Set problem — Skip every image and restate the data word for word.

Given material —
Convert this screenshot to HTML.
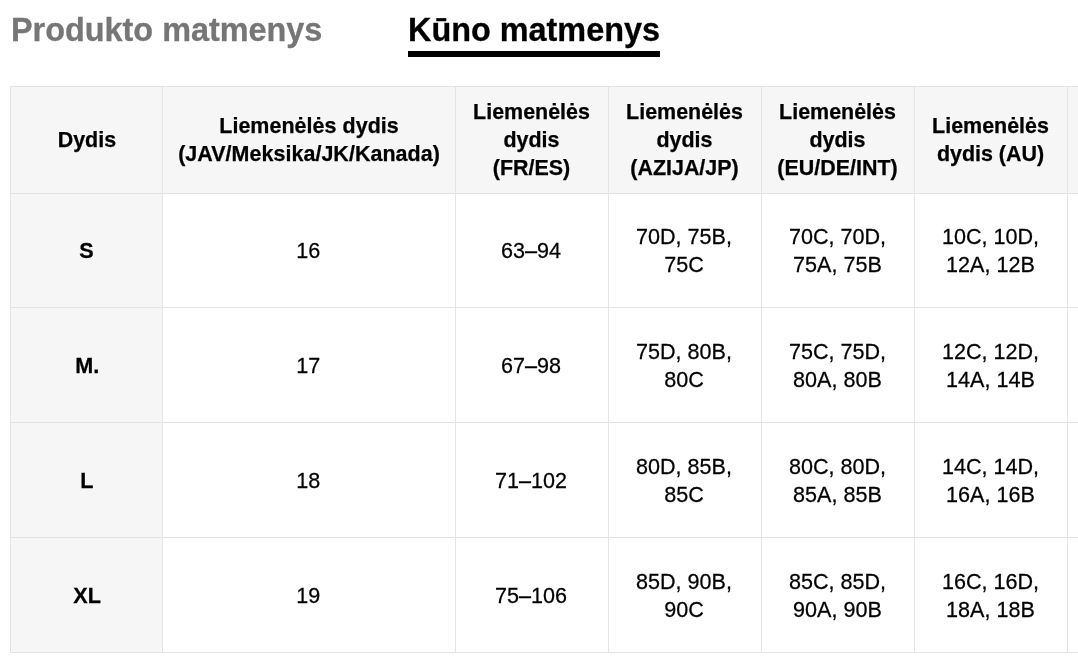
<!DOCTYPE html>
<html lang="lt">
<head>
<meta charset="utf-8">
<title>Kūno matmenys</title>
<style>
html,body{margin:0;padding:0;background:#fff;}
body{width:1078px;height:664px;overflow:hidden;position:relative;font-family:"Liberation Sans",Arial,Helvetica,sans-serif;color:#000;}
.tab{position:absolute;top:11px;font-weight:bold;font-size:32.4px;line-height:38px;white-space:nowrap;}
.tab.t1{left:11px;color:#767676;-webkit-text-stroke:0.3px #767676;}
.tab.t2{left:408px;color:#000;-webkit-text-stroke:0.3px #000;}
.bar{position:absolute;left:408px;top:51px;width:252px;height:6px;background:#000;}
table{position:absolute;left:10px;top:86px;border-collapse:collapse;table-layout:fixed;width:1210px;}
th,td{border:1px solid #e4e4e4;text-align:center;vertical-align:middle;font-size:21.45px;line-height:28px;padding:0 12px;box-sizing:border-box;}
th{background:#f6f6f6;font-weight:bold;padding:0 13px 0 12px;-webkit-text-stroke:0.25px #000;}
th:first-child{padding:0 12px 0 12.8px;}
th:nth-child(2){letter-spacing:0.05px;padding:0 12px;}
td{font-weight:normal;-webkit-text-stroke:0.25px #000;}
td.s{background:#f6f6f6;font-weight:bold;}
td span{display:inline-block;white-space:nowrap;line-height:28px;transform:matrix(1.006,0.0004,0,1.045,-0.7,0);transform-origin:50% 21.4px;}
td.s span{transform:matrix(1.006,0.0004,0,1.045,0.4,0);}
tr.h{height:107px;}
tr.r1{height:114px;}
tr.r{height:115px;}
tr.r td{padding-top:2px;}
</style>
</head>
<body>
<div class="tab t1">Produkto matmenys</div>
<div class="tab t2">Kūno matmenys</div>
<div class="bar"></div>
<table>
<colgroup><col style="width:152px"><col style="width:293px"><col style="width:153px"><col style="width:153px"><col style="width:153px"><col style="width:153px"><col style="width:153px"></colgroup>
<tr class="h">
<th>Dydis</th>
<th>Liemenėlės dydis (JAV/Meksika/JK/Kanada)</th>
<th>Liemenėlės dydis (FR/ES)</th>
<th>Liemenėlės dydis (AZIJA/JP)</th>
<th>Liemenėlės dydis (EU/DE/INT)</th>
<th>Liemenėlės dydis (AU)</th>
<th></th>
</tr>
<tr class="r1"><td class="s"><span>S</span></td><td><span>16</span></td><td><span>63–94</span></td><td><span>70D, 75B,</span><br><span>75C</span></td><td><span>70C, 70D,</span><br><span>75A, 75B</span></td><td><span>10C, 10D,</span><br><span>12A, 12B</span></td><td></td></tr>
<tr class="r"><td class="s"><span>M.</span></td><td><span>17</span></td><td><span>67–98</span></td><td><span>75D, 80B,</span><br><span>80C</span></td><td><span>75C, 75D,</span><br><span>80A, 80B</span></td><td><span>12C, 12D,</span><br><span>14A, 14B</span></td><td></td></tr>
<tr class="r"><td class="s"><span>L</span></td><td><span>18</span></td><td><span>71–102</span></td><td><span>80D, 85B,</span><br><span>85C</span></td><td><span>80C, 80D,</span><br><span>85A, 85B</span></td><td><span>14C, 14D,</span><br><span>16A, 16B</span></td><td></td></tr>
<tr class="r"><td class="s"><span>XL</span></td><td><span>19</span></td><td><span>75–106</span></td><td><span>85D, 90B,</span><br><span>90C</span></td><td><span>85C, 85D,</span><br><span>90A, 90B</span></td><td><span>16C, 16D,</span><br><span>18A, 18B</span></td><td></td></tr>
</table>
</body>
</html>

Exercise answer —
Convert this screenshot to HTML.
<!DOCTYPE html>
<html lang="lt">
<head>
<meta charset="utf-8">
<title>Kūno matmenys</title>
<style>
html,body{margin:0;padding:0;background:#fff;}
body{width:1078px;height:664px;overflow:hidden;position:relative;font-family:"Liberation Sans",Arial,Helvetica,sans-serif;color:#000;}
.tab{position:absolute;top:11px;font-weight:bold;font-size:32.4px;line-height:38px;white-space:nowrap;}
.tab.t1{left:11px;color:#767676;-webkit-text-stroke:0.3px #767676;}
.tab.t2{left:408px;color:#000;-webkit-text-stroke:0.3px #000;}
.bar{position:absolute;left:408px;top:51px;width:252px;height:6px;background:#000;}
table{position:absolute;left:10px;top:86px;border-collapse:collapse;table-layout:fixed;width:1210px;}
th,td{border:1px solid #e4e4e4;text-align:center;vertical-align:middle;font-size:21.45px;line-height:28px;padding:0 12px;box-sizing:border-box;}
th{background:#f6f6f6;font-weight:bold;padding:0 13px 0 12px;-webkit-text-stroke:0.25px #000;}
th:first-child{padding:0 12px 0 12.8px;}
th:nth-child(2){letter-spacing:0.05px;padding:0 12px;}
td{font-weight:normal;-webkit-text-stroke:0.25px #000;}
td.s{background:#f6f6f6;font-weight:bold;}
td span{display:inline-block;white-space:nowrap;line-height:28px;transform:matrix(1.006,0.0004,0,1.045,-0.7,0);transform-origin:50% 21.4px;}
td.s span{transform:matrix(1.006,0.0004,0,1.045,0.4,0);}
tr.h{height:107px;}
tr.r1{height:114px;}
tr.r{height:115px;}
tr.r td{padding-top:2px;}
</style>
</head>
<body>
<div class="tab t1">Produkto matmenys</div>
<div class="tab t2">Kūno matmenys</div>
<div class="bar"></div>
<table>
<colgroup><col style="width:152px"><col style="width:293px"><col style="width:153px"><col style="width:153px"><col style="width:153px"><col style="width:153px"><col style="width:153px"></colgroup>
<tr class="h">
<th>Dydis</th>
<th>Liemenėlės dydis (JAV/Meksika/JK/Kanada)</th>
<th>Liemenėlės dydis (FR/ES)</th>
<th>Liemenėlės dydis (AZIJA/JP)</th>
<th>Liemenėlės dydis (EU/DE/INT)</th>
<th>Liemenėlės dydis (AU)</th>
<th></th>
</tr>
<tr class="r1"><td class="s"><span>S</span></td><td><span>16</span></td><td><span>63–94</span></td><td><span>70D, 75B,</span><br><span>75C</span></td><td><span>70C, 70D,</span><br><span>75A, 75B</span></td><td><span>10C, 10D,</span><br><span>12A, 12B</span></td><td></td></tr>
<tr class="r"><td class="s"><span>M.</span></td><td><span>17</span></td><td><span>67–98</span></td><td><span>75D, 80B,</span><br><span>80C</span></td><td><span>75C, 75D,</span><br><span>80A, 80B</span></td><td><span>12C, 12D,</span><br><span>14A, 14B</span></td><td></td></tr>
<tr class="r"><td class="s"><span>L</span></td><td><span>18</span></td><td><span>71–102</span></td><td><span>80D, 85B,</span><br><span>85C</span></td><td><span>80C, 80D,</span><br><span>85A, 85B</span></td><td><span>14C, 14D,</span><br><span>16A, 16B</span></td><td></td></tr>
<tr class="r"><td class="s"><span>XL</span></td><td><span>19</span></td><td><span>75–106</span></td><td><span>85D, 90B,</span><br><span>90C</span></td><td><span>85C, 85D,</span><br><span>90A, 90B</span></td><td><span>16C, 16D,</span><br><span>18A, 18B</span></td><td></td></tr>
</table>
</body>
</html>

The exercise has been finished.